Description of problem:

this issue was originally reported via email. It is not critical yet and it can only be triggered following a very specific set of events based on the old implementation of the NovaCompute resource agent.

It requires a fresh install every time to reproduce of both controllers and compute nodes. Rolling back the db or so won't do it.

The resource agent code (as provided to us) used to do:

    export LIBGUESTFS_ATTACH_METHOD=appliance
    su nova -s /bin/sh -c /usr/bin/nova-compute &

    rc=$OCF_NOT_RUNNING
    ocf_log info "Waiting for nova to start"
    while [ $rc != $OCF_SUCCESS ]; do
        nova_monitor
        rc=$?
    done

    if [ "x${OCF_RESKEY_domain}" != x ]; then
       export service_host="${NOVA_HOST}.${OCF_RESKEY_domain}"
    else
       export service_host="${NOVA_HOST}"
    fi

    python -c "import os; from novaclient import client as nova_client; nova = nova_client.Client('2', os.environ.get('OCF_RESKEY_username'), os.environ.get('OCF_RESKEY_password'), os.environ.get('OCF_RESKEY_tenant_name'), os.environ.get('OCF_RESKEY_auth_url')); nova.services.enable(os.environ.get('service_host'), 'nova-compute');"

It appears, from what we were able to see, that nova-compute would start, and while nova-compute starts to register itself as hypervisor, the subsequent call to nova would happen "too fast" or in a racy matter that left the db in a non consistent state.

Any attempt to start an instance on that given compute node would fail.

After a full environment reset, and dropped the call to python, everything would work just fine.

Version-Release number of selected component (if applicable):

controllers:
openstack-nova-common-2015.1.0-4.el7ost.noarch
openstack-nova-console-2015.1.0-4.el7ost.noarch
openstack-nova-scheduler-2015.1.0-4.el7ost.noarch
openstack-nova-novncproxy-2015.1.0-4.el7ost.noarch
openstack-nova-conductor-2015.1.0-4.el7ost.noarch
openstack-nova-api-2015.1.0-4.el7ost.noarch
python-nova-2015.1.0-4.el7ost.noarch
python-novaclient-2.23.0-1.el7ost.noarch

computes:
openstack-nova-common-2015.1.0-4.el7ost.noarch
python-nova-2015.1.0-4.el7ost.noarch
python-novaclient-2.23.0-1.el7ost.noarch
openstack-nova-compute-2015.1.0-4.el7ost.noarch

How reproducible:

always

Steps to Reproduce:
1. install super fresh environment without compute nodes
2. prepare one compute node (configure et all) WITHTOUT starting nova-compute
3. put the above code in a small shell script so it's executed as fast as pacemaker would execute it when starting the resource agent
4. execute it to start nova-compute
5. try to fire up an instance.

Actual results:

Instances will fail to start

Expected results:

Instances should start.

Additional info:

A nova-compute.log is attached from an old run. Hopefully it is good enough to be useful, but otherwise it might take a few days before we can grab another one.

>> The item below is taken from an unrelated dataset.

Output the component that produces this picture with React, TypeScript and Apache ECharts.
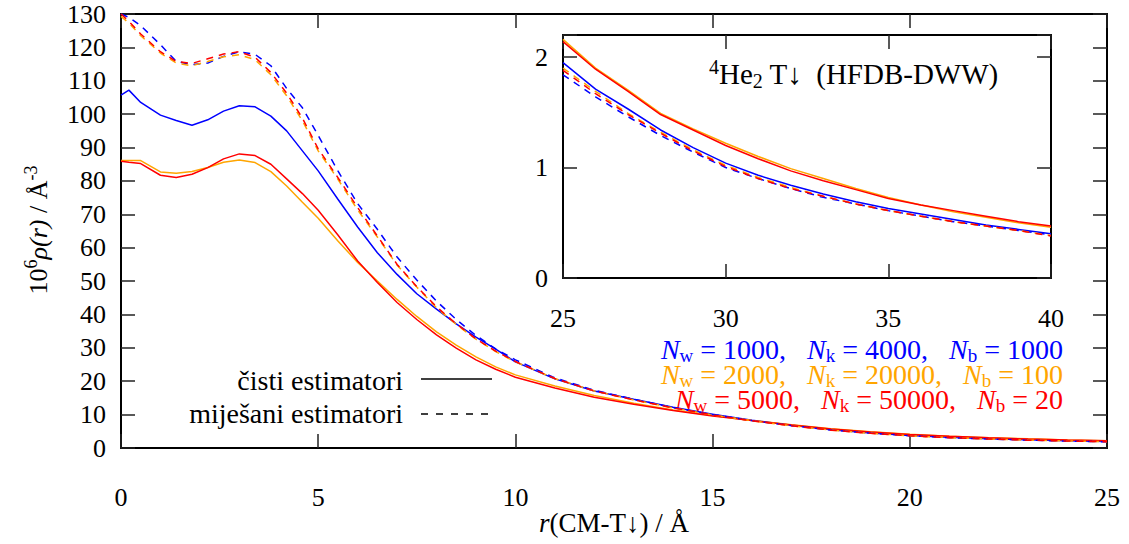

Also note that we did workaround this issue temporary by disabling the call to python (it provides an optimization but it's not critical path), tho a user can potentially do the same by start nova-compute via systemctl and enable the service right away.

Comment 8 Artom Lifshitz 2018-01-17 15:12:48 UTC
Given the age of this thing, the rather specific reproduction steps, and the lack of customer case, I think we can safely close this.